Above: Black Friday in downtown Seattle in 2010 (Image by John Henderson, CC BY 2.0)
For the United States economy, fortunes once largely hinged on sales results for the Black Friday weekend. The latest jobs reports and sales figures, however, tell a changing story. These numbers reinforce a perception that Black Friday has begun to lose much of its cultural and economic relevancy as more consumers make their holiday purchases online.
A Tale of Contrasting Numbers
If our economic fate still depended on Black Friday sales, this year’s preliminary survey results from the National Retail Federation (NRF) would have been a strong indicator of a worsening economy. According to the survey, overall sales (in-store and online) dropped by 11 percent, from $57.4 billion last year to $50.9 billion this year. The average in-store amount spent per person on Black Friday is also continuing to decline, as the following graph shows.
But the November jobs report paints a different picture. In fact, the U.S. economy added more than 321,000 jobs, erasing lingering doubts about the strength of recovery.
Also in contrast to the overall Black Friday numbers, Cyber Monday sales increased by 17 percent, establishing a new record for online spending. In all, this year’s Cyber Monday sales generated more than $2 billion in transactions.
Similarly, online purchases on Thanksgiving and Black Friday jumped 32 percent and 26 percent, respectively.
Overall, retail sales for November improved by 0.6 percent year-over-year, a clear indication of an improving economy.
Online Sales and Offline Benefits
The improving numbers bode well for the rest of the holiday shopping season. As many industry analysts have noted, retail sales should continue to exceed projections. The NRF, for example, forecasts a 4.1 percent improvement over last year based on an early start on discounting and a strengthening economy. Moreover, the trade association expects sales to be strong through the holiday, reflecting a tendency by today’s consumer to shop with much greater sophistication and wait for the best deals on the products they want.
“It’s important to remember, however, that despite getting out of the gates quickly, the holiday season is a marathon and not a sprint and we expect retailers to continue to be extremely competitive as they chase after the $616 billion that is on the line this holiday season,” says NRF president and CEO Matthew Shay in a press release. “Shoppers will continue to make retailers work for their gift budgets as they weigh price, value and convenience.”

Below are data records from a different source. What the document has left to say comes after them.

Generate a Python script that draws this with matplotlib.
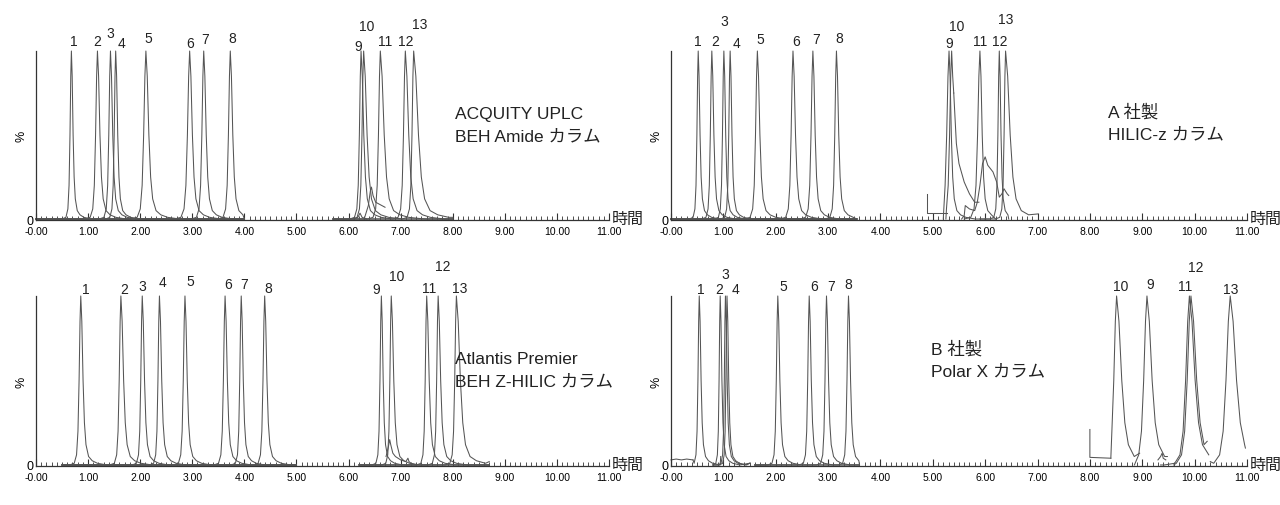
import matplotlib
matplotlib.use("Agg")
import matplotlib.pyplot as plt
from matplotlib.ticker import MultipleLocator, FixedLocator, FixedFormatter

plt.rcParams['font.family'] = ['Liberation Sans', 'Noto Sans CJK JP']

# --- data --------------------------------------------------------------
# generic peak profile (offset in min, relative height) taken from a typical peak
SHAPE_DX = [-0.12, -0.07, -0.045, -0.03, -0.018, -0.008, 0.0, 0.01, 0.022, 0.035, 0.05, 0.075, 0.11, 0.16, 0.25]
SHAPE_Y = [0.0, 0.01, 0.06, 0.2, 0.5, 0.85, 1.0, 0.85, 0.5, 0.25, 0.12, 0.05, 0.025, 0.01, 0.0]

# ACQUITY UPLC BEH Amide
rt_a = [0.68, 1.18, 1.43, 1.53, 2.11, 2.95, 3.22, 3.73, 6.24, 6.29, 6.61, 7.09, 7.25]
front_a = [1.5, 2.0, 1.8, 1.6, 2.4, 2.4, 2.0, 2.0, 1.8, 1.8, 2.0, 2.0, 1.8]
tail_a = [1.5, 2.2, 2.0, 1.8, 2.6, 2.4, 2.2, 2.2, 2.4, 3.0, 3.4, 3.0, 4.2]
lo_a = [0.0, 0.0, 0.0, 0.0, 0.0, 0.0, 0.0, 0.0, 5.7, 5.7, 5.7, 5.7, 5.7]
hi_a = [4.0, 4.0, 4.0, 4.0, 4.0, 4.0, 4.0, 4.0, 8.0, 8.0, 8.0, 8.0, 8.0]
start_a = [0.0] * 13
end_a = [0.0, 0.0, 0.0, 0.0, 0.0, 0.0, 0.0, 0.0, 0.0, 0.0, 0.0, 0.0, 0.01]
extra_x_a = [[6.30, 6.38, 6.42, 6.44, 6.47, 6.52, 6.58, 6.64, 6.70],
             [6.10, 6.18, 6.22, 6.26, 6.35]]
extra_y_a = [[0.0, 0.08, 0.17, 0.19, 0.14, 0.10, 0.09, 0.08, 0.07],
             [0.0, 0.01, 0.035, 0.01, 0.0]]

# A社製 HILIC-z
rt_b = [0.52, 0.78, 1.01, 1.13, 1.65, 2.33, 2.71, 3.16, 5.31, 5.36, 5.90, 6.27, 6.39]
front_b = [1.4, 1.6, 1.5, 1.5, 2.0, 2.0, 2.0, 1.8, 2.5, 2.2, 2.5, 1.5, 1.6]
tail_b = [1.6, 1.8, 1.6, 1.6, 2.2, 2.2, 2.0, 2.0, 2.0, 2.0, 2.0, 1.5, 4.0]
lo_b = [0.0, 0.0, 0.0, 0.0, 0.0, 0.0, 0.0, 0.0, 5.2, 5.25, 5.6, 5.9, 6.0]
hi_b = [3.55, 3.55, 3.55, 3.55, 3.55, 3.55, 3.55, 3.55, 6.0, 5.40, 6.2, 6.45, 7.0]
start_b = [0.0] * 13
end_b = [0.0, 0.0, 0.0, 0.0, 0.0, 0.0, 0.0, 0.0, 0.0, 0.75, 0.0, 0.0, 0.03]
extra_x_b = [[4.88, 4.88, 5.27],
             [5.40, 5.45, 5.50, 5.60, 5.70, 5.80, 5.88],
             [5.55, 5.60, 5.62, 5.70, 5.80, 5.85, 5.90, 5.95, 6.00, 6.05, 6.15, 6.22, 6.27, 6.32, 6.36, 6.42, 6.45]]
extra_y_b = [[0.15, 0.035, 0.035],
             [0.75, 0.45, 0.33, 0.22, 0.15, 0.10, 0.10],
             [0.0, 0.02, 0.08, 0.06, 0.05, 0.10, 0.20, 0.33, 0.37, 0.32, 0.28, 0.22, 0.13, 0.15, 0.18, 0.15, 0.14]]

# Atlantis Premier BEH Z-HILIC
rt_c = [0.86, 1.63, 2.04, 2.37, 2.86, 3.63, 3.94, 4.39, 6.63, 6.82, 7.50, 7.72, 8.07]
front_c = [1.8, 1.8, 1.6, 1.6, 1.8, 1.8, 1.6, 1.8, 1.5, 1.5, 1.6, 1.6, 1.8]
tail_c = [2.0, 2.4, 2.0, 2.0, 2.0, 2.0, 1.8, 2.0, 1.6, 2.2, 2.2, 2.2, 3.5]
lo_c = [0.5, 0.5, 0.5, 0.5, 0.5, 0.5, 0.5, 0.5, 6.2, 6.2, 6.2, 6.2, 6.2]
hi_c = [5.0, 5.0, 5.0, 5.0, 5.0, 5.0, 5.0, 5.0, 8.7, 8.7, 8.7, 8.7, 8.7]
start_c = [0.0] * 13
end_c = [0.0, 0.0, 0.0, 0.0, 0.0, 0.0, 0.0, 0.0, 0.0, 0.0, 0.0, 0.0, 0.02]
extra_x_c = [[6.72, 6.76, 6.79, 6.81, 6.85, 6.90, 7.00, 7.10, 7.14, 7.16, 7.20, 7.30]]
extra_y_c = [[0.05, 0.10, 0.15, 0.12, 0.07, 0.05, 0.03, 0.02, 0.04, 0.02, 0.01, 0.0]]

# B社製 Polar X
rt_d = [0.54, 0.94, 1.04, 1.07, 2.04, 2.64, 2.97, 3.39, 9.09, 8.51, 9.90, 9.93, 10.68]
front_d = [1.4, 1.2, 1.2, 1.2, 1.6, 1.6, 1.6, 1.6, 3.5, 3.0, 4.0, 4.0, 4.5]
tail_d = [1.6, 1.5, 1.5, 1.5, 1.8, 1.8, 1.8, 1.8, 4.5, 4.5, 5.0, 5.0, 5.5]
lo_d = [0.42, 0.8, 0.8, 0.8, 1.6, 1.6, 1.6, 1.6, 8.85, 8.40, 9.35, 9.6, 10.3]
hi_d = [0.95, 1.5, 1.5, 1.5, 3.6, 3.6, 3.6, 3.6, 9.48, 8.95, 10.27, 10.24, 10.97]
start_d = [0.03, 0.0, 0.0, 0.0, 0.0, 0.0, 0.0, 0.0, 0.0, 0.04, 0.0, 0.0, 0.02]
end_d = [0.05, 0.01, 0.01, 0.01, 0.0, 0.0, 0.0, 0.0, 0.05, 0.07, 0.06, 0.14, 0.10]
extra_x_d = [[8.0, 8.0, 8.40],
             [9.30, 9.35, 9.38, 9.40, 9.45],
             [0.0, 0.1, 0.2, 0.3, 0.42]]
extra_y_d = [[0.21, 0.045, 0.04],
             [0.03, 0.05, 0.07, 0.04, 0.03],
             [0.03, 0.035, 0.03, 0.035, 0.03]]

col_a = ["ACQUITY UPLC", "BEH Amide カラム"]
col_b = ["A 社製", "HILIC-z カラム"]
col_c = ["Atlantis Premier", "BEH Z-HILIC カラム"]
col_d = ["B 社製", "Polar X カラム"]

peak_names = [str(i) for i in range(1, 14)]
x_ticks = [0, 1, 2, 3, 4, 5, 6, 7, 8, 9, 10, 11]
x_tick_labels = ["-0.00", "1.00", "2.00", "3.00", "4.00", "5.00", "6.00",
                 "7.00", "8.00", "9.00", "10.00", "11.00"]

# label placement (offset from peak, height above axis top)
lab_dx_a = [0.05, 0.0, 0.0, 0.12, 0.04, 0.0, 0.03, 0.03, -0.06, 0.05, 0.1, 0.0, 0.12]
lab_y_a = [1.06, 1.06, 1.11, 1.05, 1.08, 1.05, 1.07, 1.08, 1.03, 1.15, 1.06, 1.06, 1.16]
lab_dx_b = [0.0, 0.06, 0.0, 0.13, 0.06, 0.06, 0.06, 0.05, 0.0, 0.1, 0.0, 0.0, 0.0]
lab_y_b = [1.06, 1.06, 1.18, 1.05, 1.07, 1.06, 1.07, 1.08, 1.05, 1.15, 1.06, 1.06, 1.19]
lab_dx_c = [0.09, 0.06, 0.0, 0.06, 0.1, 0.05, 0.06, 0.06, -0.1, 0.1, 0.04, 0.09, 0.06]
lab_y_c = [1.04, 1.04, 1.06, 1.08, 1.09, 1.07, 1.07, 1.05, 1.04, 1.12, 1.05, 1.18, 1.05]
lab_dx_d = [0.03, -0.02, 0.0, 0.16, 0.1, 0.09, 0.09, 0.0, 0.06, 0.07, -0.08, 0.1, 0.0]
lab_y_d = [1.04, 1.04, 1.13, 1.04, 1.06, 1.06, 1.06, 1.07, 1.07, 1.06, 1.06, 1.17, 1.04]

TRACE_COLOR = '#555555'


def peak_trace(rt, front, tail, lo, hi, start, end):
    """Vertices of one channel trace: baseline, peak profile, cut at the window."""
    xs = [lo]
    ys = [start]
    for dx, y in zip(SHAPE_DX, SHAPE_Y):
        x = rt + dx * (front if dx < 0 else tail)
        if lo < x < hi:
            xs.append(x)
            ys.append(y)
    xs.append(hi)
    ys.append(end)
    return xs, ys


def draw_panel(ax, rt, front, tail, lo, hi, start, end, extra_x, extra_y,
               lab_dx, lab_y, caption, cap_x, cap_y):
    for i in range(len(rt)):
        xs, ys = peak_trace(rt[i], front[i], tail[i], lo[i], hi[i], start[i], end[i])
        ax.plot(xs, ys, color=TRACE_COLOR, lw=0.75, clip_on=False)
    for ex, ey in zip(extra_x, extra_y):
        ax.plot(ex, ey, color=TRACE_COLOR, lw=0.75, clip_on=False)

    for i, name in enumerate(peak_names):
        ax.text(rt[i] + lab_dx[i], lab_y[i], name, ha='center', va='center',
                fontsize=10, color='#222222')

    ax.text(cap_x, cap_y, caption[0], ha='left', va='center', fontsize=12.5, color='#222222')
    ax.text(cap_x, cap_y - 0.135, caption[1], ha='left', va='center', fontsize=12.5, color='#222222')

    ax.set_xlim(0, 11)
    ax.set_ylim(-0.006, 1.0)
    for s in ['top', 'right']:
        ax.spines[s].set_visible(False)
    for s in ['left', 'bottom']:
        ax.spines[s].set_color('#333333')
        ax.spines[s].set_linewidth(0.9)

    ax.xaxis.set_major_locator(FixedLocator(x_ticks))
    ax.xaxis.set_major_formatter(FixedFormatter(x_tick_labels))
    ax.xaxis.set_minor_locator(MultipleLocator(0.1))
    ax.tick_params(axis='x', which='major', direction='in', length=5, width=0.8,
                   color='#333333', labelsize=7.5, pad=4)
    ax.tick_params(axis='x', which='minor', direction='in', length=3, width=0.6,
                   color='#333333')
    ax.set_yticks([0])
    ax.set_yticklabels(['0'])
    ax.tick_params(axis='y', length=0, labelsize=9, pad=2)

    ax.text(-0.026, 0.5, '%', transform=ax.transAxes, rotation=90,
            ha='center', va='center', fontsize=9)
    ax.text(1.004, 0.01, '時間', transform=ax.transAxes, ha='left', va='center',
            fontsize=11.5, color='#222222')


if __name__ == "__main__":
    fig = plt.figure(figsize=(12.8, 5.06), dpi=100)
    ax_a = fig.add_axes([0.0281, 0.5632, 0.4477, 0.334])
    ax_b = fig.add_axes([0.5242, 0.5632, 0.450, 0.334])
    ax_c = fig.add_axes([0.0281, 0.0771, 0.4477, 0.336])
    ax_d = fig.add_axes([0.5242, 0.0771, 0.450, 0.336])

    draw_panel(ax_a, rt_a, front_a, tail_a, lo_a, hi_a, start_a, end_a,
               extra_x_a, extra_y_a, lab_dx_a, lab_y_a, col_a, 8.05, 0.63)
    draw_panel(ax_b, rt_b, front_b, tail_b, lo_b, hi_b, start_b, end_b,
               extra_x_b, extra_y_b, lab_dx_b, lab_y_b, col_b, 8.35, 0.64)
    draw_panel(ax_c, rt_c, front_c, tail_c, lo_c, hi_c, start_c, end_c,
               extra_x_c, extra_y_c, lab_dx_c, lab_y_c, col_c, 8.05, 0.63)
    draw_panel(ax_d, rt_d, front_d, tail_d, lo_d, hi_d, start_d, end_d,
               extra_x_d, extra_y_d, lab_dx_d, lab_y_d, col_d, 4.97, 0.69)

    fig.savefig("out.png", dpi=100, facecolor='white')
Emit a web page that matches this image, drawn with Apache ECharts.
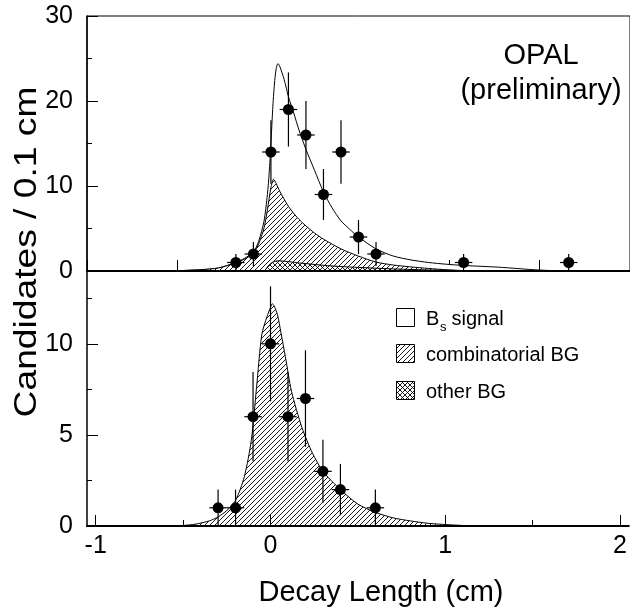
<!DOCTYPE html>
<html><head><meta charset="utf-8">
<script src="https://cdn.jsdelivr.net/npm/echarts@6/dist/echarts.min.js"></script>
<style>html,body{margin:0;padding:0;background:#fff}#c{width:630px;height:614px}</style>
</head><body><div id="c"></div>
<script>
// ---- data ----
const topPointsX = [-0.2, -0.1, 0, 0.1, 0.2, 0.3, 0.4, 0.5, 0.6, 1.1, 1.7];
const topPointsY = [1, 2, 14, 19, 16, 9, 14, 4, 2, 1, 1];
const topPointsErr = [1, 1.41, 3.74, 4.36, 4, 3, 3.74, 2, 1.41, 1, 1];

const botPointsX = [-0.3, -0.2, -0.1, 0, 0.1, 0.2, 0.3, 0.4, 0.6];
const botPointsY = [1, 1, 6, 10, 6, 7, 3, 2, 1];
const botPointsErr = [1, 1, 2.45, 3.16, 2.45, 2.65, 1.73, 1.41, 1];

const binHalfWidth = 0.05;

// total fit (Bs signal + backgrounds), top panel
const topTotalX = [-1.05,-0.6,-0.5,-0.4,-0.3,-0.2,-0.15,-0.1,-0.07,-0.04,-0.02,-0.01,0,0.01,0.02,0.03,0.04,0.05,0.076,0.1,0.13,0.16,0.2,0.25,0.3,0.35,0.4,0.45,0.5,0.6,0.7,0.8,0.9,1.0,1.1,1.2,1.3,1.4,1.5,1.6,1.7,2.05];
const topTotalY = [0,0.02,0.06,0.15,0.35,1.0,1.5,2.2,3.5,5.8,9.0,11.5,15.0,19.0,22.0,23.8,24.4,24.1,22.5,20.5,18.6,16.6,14.3,11.8,9.3,7.4,5.9,4.9,4.0,2.6,1.75,1.3,1.0,0.8,0.65,0.55,0.45,0.3,0.15,0.05,0,0];
// combinatorial BG boundary (drawn over other BG), top panel
const topCombX = [-1.05,-0.6,-0.5,-0.4,-0.3,-0.2,-0.15,-0.1,-0.07,-0.04,-0.02,0,0.015,0.03,0.05,0.1,0.15,0.2,0.25,0.3,0.4,0.5,0.6,0.7,0.8,0.9,1.0,1.1,1.2,2.05];
const topCombY = [0,0.02,0.06,0.15,0.35,0.95,1.4,2.1,3.2,5.0,7.2,9.8,10.8,10.3,9.4,7.6,6.3,5.3,4.45,3.75,2.6,1.75,1.05,0.7,0.48,0.3,0.15,0.05,0,0];
// other BG, top panel
const topOtherX = [-1.05,-0.04,-0.02,0,0.02,0.04,0.08,0.15,0.2,0.3,0.4,0.5,0.6,0.7,0.8,0.9,1.0,1.1,1.2,2.05];
const topOtherY = [0,0,0.5,0.9,1.12,1.2,1.15,0.97,0.87,0.67,0.52,0.42,0.33,0.25,0.18,0.12,0.08,0.04,0,0];
// combinatorial BG fit, bottom panel
const botCombX = [-1.05,-0.6,-0.5,-0.43,-0.35,-0.3,-0.25,-0.2,-0.15,-0.11,-0.08,-0.05,-0.02,0,0.01,0.02,0.04,0.06,0.085,0.12,0.18,0.24,0.3,0.4,0.5,0.6,0.7,0.8,0.9,1.0,1.1,1.2,2.05];
const botCombY = [0,0,0.03,0.1,0.28,0.5,0.85,1.4,2.7,4.7,7.6,10.5,11.5,12.0,12.2,12.1,11.6,10.6,9.3,7.4,5.4,4.0,3.0,2.0,1.2,0.75,0.45,0.28,0.15,0.08,0.03,0,0];

const xMajorTicks = [-1, 0, 1, 2];
const xMinorTicks = [-0.5, 0.5, 1.5];
const topYTicks = [0, 10, 20, 30];
const botYMajorTicks = [0, 5, 10];
const botYMinorTicks = [2.5, 7.5, 12.5];

// ---- helpers ----
const FONT = "'Liberation Sans', Arial, Helvetica, sans-serif";
function pairs(xs, ys) { return xs.map((x, i) => [x, ys[i]]); }
function triples(xs, ys, es) { return xs.map((x, i) => [x, ys[i], es[i]]); }
function pattern(cross) {
  const s = 5, c = document.createElement('canvas');
  c.width = s; c.height = s;
  const g = c.getContext('2d');
  g.fillStyle = '#fff'; g.fillRect(0, 0, s, s);
  g.strokeStyle = '#000'; g.lineWidth = 0.9;
  g.beginPath();
  g.moveTo(-1, s + 1); g.lineTo(s + 1, -1);
  g.moveTo(-1, 1); g.lineTo(1, -1);
  g.moveTo(s - 1, s + 1); g.lineTo(s + 1, s - 1);
  if (cross) {
    g.moveTo(-1, -1); g.lineTo(s + 1, s + 1);
    g.moveTo(-1, s - 1); g.lineTo(1, s + 1);
    g.moveTo(s - 1, -1); g.lineTo(s + 1, 1);
  }
  g.stroke();
  return { image: c, repeat: 'repeat' };
}
const HATCH = pattern(false), CROSS = pattern(true);

function errRender(params, api) {
  const x = api.value(0), y = api.value(1), e = api.value(2);
  const hi = api.coord([x, y + e]), lo = api.coord([x, y - e]);
  const l = api.coord([x - binHalfWidth, y]), r = api.coord([x + binHalfWidth, y]);
  const st = { stroke: '#000', lineWidth: 1.2 };
  return { type: 'group', children: [
    { type: 'line', shape: { x1: hi[0], y1: hi[1], x2: lo[0], y2: lo[1] }, style: st },
    { type: 'line', shape: { x1: l[0], y1: l[1], x2: r[0], y2: r[1] }, style: st }
  ]};
}
function curve(xi, yi, xs, ys, fill, z) {
  return { type: 'line', xAxisIndex: xi, yAxisIndex: yi, z: z, data: pairs(xs, ys), symbol: 'none',
    smooth: 0.25, lineStyle: { color: '#000', width: 1 }, areaStyle: { color: fill, opacity: 1 } };
}
const noAx = { show: false };
const tickLine = { color: '#000', width: 1 };
const label = { color: '#000', fontSize: 25, fontFamily: FONT };

const L = 87, W = 545;
const chart = echarts.init(document.getElementById('c'), null, { renderer: 'canvas' });
chart.setOption({
  animation: false,
  backgroundColor: '#fff',
  grid: [
    { left: L, top: 16, width: W, height: 255, show: true, borderColor: '#000', borderWidth: 1, backgroundColor: 'transparent' },
    { left: L, top: 271, width: W, height: 255, show: false }
  ],
  xAxis: [
    { gridIndex: 0, type: 'value', min: -1.05, max: 2.05, position: 'bottom', z: 20,
      axisLine: { show: true, onZero: false, lineStyle: { color: '#000', width: 2 } },
      axisTick: noAx, axisLabel: noAx, splitLine: noAx },
    { gridIndex: 0, type: 'value', min: -1, max: 2, interval: 0.5, position: 'bottom',
      axisLine: { show: false, onZero: false }, axisTick: { show: true, inside: true, length: 11, lineStyle: tickLine },
      axisLabel: noAx, splitLine: noAx },
    { gridIndex: 1, type: 'value', min: -1.05, max: 2.05, position: 'bottom', z: 20,
      axisLine: { show: true, onZero: false, lineStyle: { color: '#000', width: 2 } },
      axisTick: { show: true, inside: true, length: 11, lineStyle: tickLine, customValues: xMajorTicks },
      axisLabel: Object.assign({ show: true, margin: 8, customValues: xMajorTicks }, label), splitLine: noAx },
    { gridIndex: 1, type: 'value', min: -1.05, max: 2.05, position: 'bottom',
      axisLine: { show: false, onZero: false },
      axisTick: { show: true, inside: true, length: 6, lineStyle: tickLine, customValues: xMinorTicks },
      axisLabel: noAx, splitLine: noAx }
  ],
  yAxis: [
    { gridIndex: 0, type: 'value', min: 0, max: 30, interval: 10, position: 'left',
      axisLine: { show: true, onZero: false, lineStyle: { color: '#000', width: 1.5 } },
      axisTick: { show: true, inside: true, length: 11, lineStyle: tickLine },
      minorTick: { show: true, splitNumber: 2, length: 5, lineStyle: tickLine },
      axisLabel: Object.assign({ show: true, margin: 14, customValues: topYTicks }, label),
      splitLine: noAx, minorSplitLine: noAx },
    { gridIndex: 1, type: 'value', min: 0, max: 14, position: 'left',
      axisLine: { show: true, onZero: false, lineStyle: { color: '#000', width: 1.5 } },
      axisTick: { show: true, inside: true, length: 11, lineStyle: tickLine, customValues: botYMajorTicks },
      axisLabel: Object.assign({ show: true, margin: 14, customValues: botYMajorTicks }, label),
      splitLine: noAx },
    { gridIndex: 1, type: 'value', min: 0, max: 14, position: 'left',
      axisLine: { show: false, onZero: false },
      axisTick: { show: true, inside: true, length: 5, lineStyle: tickLine, customValues: botYMinorTicks },
      axisLabel: noAx, splitLine: noAx }
  ],
  series: [
    curve(0, 0, topTotalX, topTotalY, '#fff', 2),
    curve(0, 0, topCombX, topCombY, HATCH, 3),
    curve(0, 0, topOtherX, topOtherY, CROSS, 4),
    { type: 'custom', xAxisIndex: 0, yAxisIndex: 0, z: 8, renderItem: errRender,
      encode: { x: 0, y: 1 }, data: triples(topPointsX, topPointsY, topPointsErr) },
    { type: 'scatter', xAxisIndex: 0, yAxisIndex: 0, z: 9, symbolSize: 11, itemStyle: { color: '#000', opacity: 1 },
      data: pairs(topPointsX, topPointsY) },
    curve(2, 1, botCombX, botCombY, HATCH, 3),
    { type: 'custom', xAxisIndex: 2, yAxisIndex: 1, z: 8, renderItem: errRender,
      encode: { x: 0, y: 1 }, data: triples(botPointsX, botPointsY, botPointsErr) },
    { type: 'scatter', xAxisIndex: 2, yAxisIndex: 1, z: 9, symbolSize: 11, itemStyle: { color: '#000', opacity: 1 },
      data: pairs(botPointsX, botPointsY) }
  ],
  graphic: [
    { type: 'text', x: 27, y: 252, rotation: Math.PI / 2, scaleX: 1.2,
      style: { text: 'Candidates / 0.1 cm', fontSize: 31, fontFamily: FONT, fill: '#000',
        align: 'center', verticalAlign: 'middle', textAlign: 'center', textVerticalAlign: 'middle' } },
    { type: 'text', x: 381, y: 593,
      style: { text: 'Decay Length (cm)', fontSize: 29, fontFamily: FONT, fill: '#000',
        align: 'center', verticalAlign: 'middle', textAlign: 'center', textVerticalAlign: 'middle' } },
    { type: 'text', x: 541, y: 56,
      style: { text: 'OPAL', fontSize: 29, fontFamily: FONT, fill: '#000',
        align: 'center', verticalAlign: 'middle', textAlign: 'center', textVerticalAlign: 'middle' } },
    { type: 'text', x: 541, y: 91,
      style: { text: '(preliminary)', fontSize: 29, fontFamily: FONT, fill: '#000',
        align: 'center', verticalAlign: 'middle', textAlign: 'center', textVerticalAlign: 'middle' } },
    // legend
    { type: 'rect', shape: { x: 396.5, y: 308.5, width: 18, height: 18 }, style: { fill: '#fff', stroke: '#000', lineWidth: 1 } },
    { type: 'rect', shape: { x: 396.5, y: 344.5, width: 18, height: 18 }, style: { fill: HATCH, stroke: '#000', lineWidth: 1 } },
    { type: 'rect', shape: { x: 396.5, y: 381.5, width: 18, height: 18 }, style: { fill: CROSS, stroke: '#000', lineWidth: 1 } },
    { type: 'text', x: 426, y: 319, style: { text: 'B', fontSize: 20, fontFamily: FONT, fill: '#000', verticalAlign: 'middle', textVerticalAlign: 'middle' } },
    { type: 'text', x: 440, y: 327, style: { text: 's', fontSize: 13, fontFamily: FONT, fill: '#000', verticalAlign: 'middle', textVerticalAlign: 'middle' } },
    { type: 'text', x: 446, y: 319, style: { text: ' signal', fontSize: 20, fontFamily: FONT, fill: '#000', verticalAlign: 'middle', textVerticalAlign: 'middle' } },
    { type: 'text', x: 426, y: 355, style: { text: 'combinatorial BG', fontSize: 20, fontFamily: FONT, fill: '#000', verticalAlign: 'middle', textVerticalAlign: 'middle' } },
    { type: 'text', x: 426, y: 392, style: { text: 'other BG', fontSize: 20, fontFamily: FONT, fill: '#000', verticalAlign: 'middle', textVerticalAlign: 'middle' } }
  ]
});
</script></body></html>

As a result, consumers start earlier and end later in balancing each of those benefits as holiday shopping continues to evolve. It’s one of the reasons why retailers remain especially optimistic about strong sales throughout the month of December.
It may also be a logical response to the barrage of promotions promising significant discounts as long as consumers respond quickly. Many of these deals fail to match the hype.
In fact, less than one percent of early season promotions result in a bargain, according to Jacqui Cheng, editor in chief of the online product review sites The Wirecutter and The Sweethome. In an interview with The New York Times, she shares that her team has researched more than 54,000 promotions, finding fewer than 300 that appeared to offer substantive discounts.
If savvy consumers are indeed ignoring early promotions and waiting for the best deals, Super Saturday, the last Saturday before Christmas, may become the heaviest shopping day of the season, expected to generate more than $10 billion combined in online and offline sales.
One of Many Different Touch Points
Although Black Friday has lost much of its traditional meaning and it can no longer be relied upon as a barometer of the country’s economic health, it provides critical insights about an economy and a society in transition.
Simply put, digital dynamics have created many more touch points throughout the calendar year to try to influence purchasing decisions, with retailers becoming less dependent specifically on holiday sales to meet their annual revenue goals. And meanwhile, consumers apply the same tools seeking to make the most-informed decisions based on their needs.
So far this holiday season, a convergence of factors, enabled by digital media technologies and improving economic conditions, have resulted in an early-starting holiday shopping season that has posted strong returns.
Black Friday may be dead, and that may be a sign of good things to come.